The Biden administration has been studying digital assets—and it, the Securities and Exchange Commission, and Congress have been looking at ways to develop a new regulatory framework.
In her talk today, the treasury secretary praised banking regulators for having been careful when it came to cryptocurrencies.
“It’s a Lehman moment within crypto,” Yellen says, referring to the investment bank that filed for bankruptcy in 2008. “And crypto is big enough that we’ve had substantial harm to investors and particularly people who aren’t very well informed about the risks that they’re undertaking, and that’s a very bad thing.”
Backing Up a Bit
Yellen says it is important to be open to financial innovation—offering some praise of cryptos—noting that the blockchain technology behind cryptocurrencies can provide faster and cheaper transactions.
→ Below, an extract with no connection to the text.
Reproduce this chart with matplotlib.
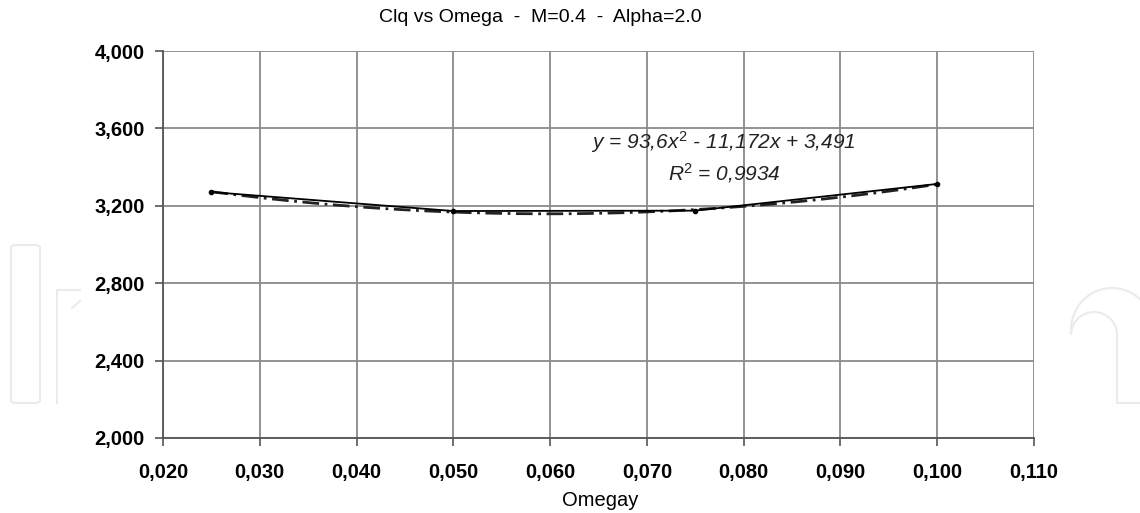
import numpy as np
import matplotlib
matplotlib.use("Agg")
import matplotlib.pyplot as plt
from matplotlib.ticker import FuncFormatter
from matplotlib.patches import FancyBboxPatch, Arc
from matplotlib.lines import Line2D

omega = [0.025, 0.050, 0.075, 0.100]
clq = [3.271, 3.173, 3.175, 3.313]
x_ticks = [0.020, 0.030, 0.040, 0.050, 0.060, 0.070, 0.080, 0.090, 0.100, 0.110]
y_ticks = [2.0, 2.4, 2.8, 3.2, 3.6, 4.0]

plt.rcParams['font.family'] = ['Liberation Sans', 'DejaVu Sans']
plt.rcParams['mathtext.fontset'] = 'custom'
plt.rcParams['mathtext.rm'] = 'Liberation Sans'
plt.rcParams['mathtext.it'] = 'Liberation Sans:italic'

W, H = 1140, 513
fig = plt.figure(figsize=(11.4, 5.13), dpi=100)


def fx_(px):
    return px / W


def fy_(py):
    return 1 - py / H


# faint background watermark
wm = '#ebebeb'
fig.patches.append(FancyBboxPatch((fx_(11), fy_(403)), 29 / W, 158 / H,
                                  boxstyle="round,pad=0,rounding_size=0.005",
                                  transform=fig.transFigure, fill=False, ec=wm, lw=1.5))
fig.add_artist(Line2D([fx_(57), fx_(57), fx_(80)], [fy_(403), fy_(290), fy_(290)],
                      transform=fig.transFigure, color=wm, lw=1.5))
fig.add_artist(Line2D([fx_(72), fx_(80)], [fy_(308), fy_(301)],
                      transform=fig.transFigure, color=wm, lw=1.5))
fig.add_artist(Arc((fx_(1112), fy_(330)), 82 / W, 84 / H, theta1=0, theta2=180,
                   transform=fig.transFigure, color=wm, lw=1.5))
fig.add_artist(Arc((fx_(1094), fy_(335)), 46 / W, 46 / H, theta1=0, theta2=180,
                   transform=fig.transFigure, color=wm, lw=1.5))
fig.add_artist(Line2D([fx_(1117), fx_(1117), fx_(1140)], [fy_(335), fy_(403), fy_(403)],
                      transform=fig.transFigure, color=wm, lw=1.5))

ax = fig.add_axes([fx_(163), fy_(438), (1034 - 163) / W, (438 - 51) / H])

fx = np.linspace(min(omega), max(omega), 200)
coef = np.polyfit(omega, clq, 2)
ax.plot(fx, np.polyval(coef, fx), color='#222222', lw=2.0, ls=(0, (6, 2, 1, 2)), zorder=3)
ax.plot(omega, clq, color='black', lw=1.3, marker='o', ms=3, zorder=4)

ax.set_xlim(0.020, 0.110)
ax.set_ylim(2.0, 4.0)
ax.set_xticks(x_ticks)
ax.set_yticks(y_ticks)
fmt = FuncFormatter(lambda v, p: f"{v:.3f}".replace('.', ','))
ax.xaxis.set_major_formatter(fmt)
ax.yaxis.set_major_formatter(fmt)
ax.grid(True, color='#8a8a8a', lw=1.3)
ax.set_axisbelow(True)
for s in ['top', 'right']:
    ax.spines[s].set_visible(False)
for s in ['left', 'bottom']:
    ax.spines[s].set_color('#555555')
    ax.spines[s].set_linewidth(1.3)
ax.tick_params(direction='out', length=6, width=1.2, color='#555555',
               labelsize=14.5, pad=7)
ax.tick_params(axis='x', pad=12)
for lab in ax.get_xticklabels() + ax.get_yticklabels():
    lab.set_fontweight('bold')

fig.text(fx_(600), fy_(500), 'Omegay', ha='center', va='center', fontsize=14.5)

fig.text(fx_(540), fy_(18), 'Clq vs Omega  -  M=0.4  -  Alpha=2.0',
         ha='center', va='center', fontsize=14)

fig.text(fx_(723), fy_(142), r'$y$ = 93,6$x^2$ - 11,172$x$ + 3,491',
         ha='center', va='center', fontsize=15, style='italic', color='#222222')
fig.text(fx_(724), fy_(173), r'R$^2$ = 0,9934', ha='center', va='center',
         fontsize=15, style='italic', color='#222222')

fig.savefig('out.png', dpi=100)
“I think everything we’ve lived through over the last couple of weeks, but earlier as well, says this is an industry that really needs to have adequate regulation, and it doesn’t,” the secretary told the New York Times’ Andrew Ross Sorkin today.
Yellen told Sorkin that she was surprised by the downfall of FTX and that she did not personally know Sam Bankman-Fried, the CEO of the failed crypto exchange FTX who collapse sent waves through the industry and markets.
“I’ve never met with him,” Yellen says. “I think I won’t begin right now, either.”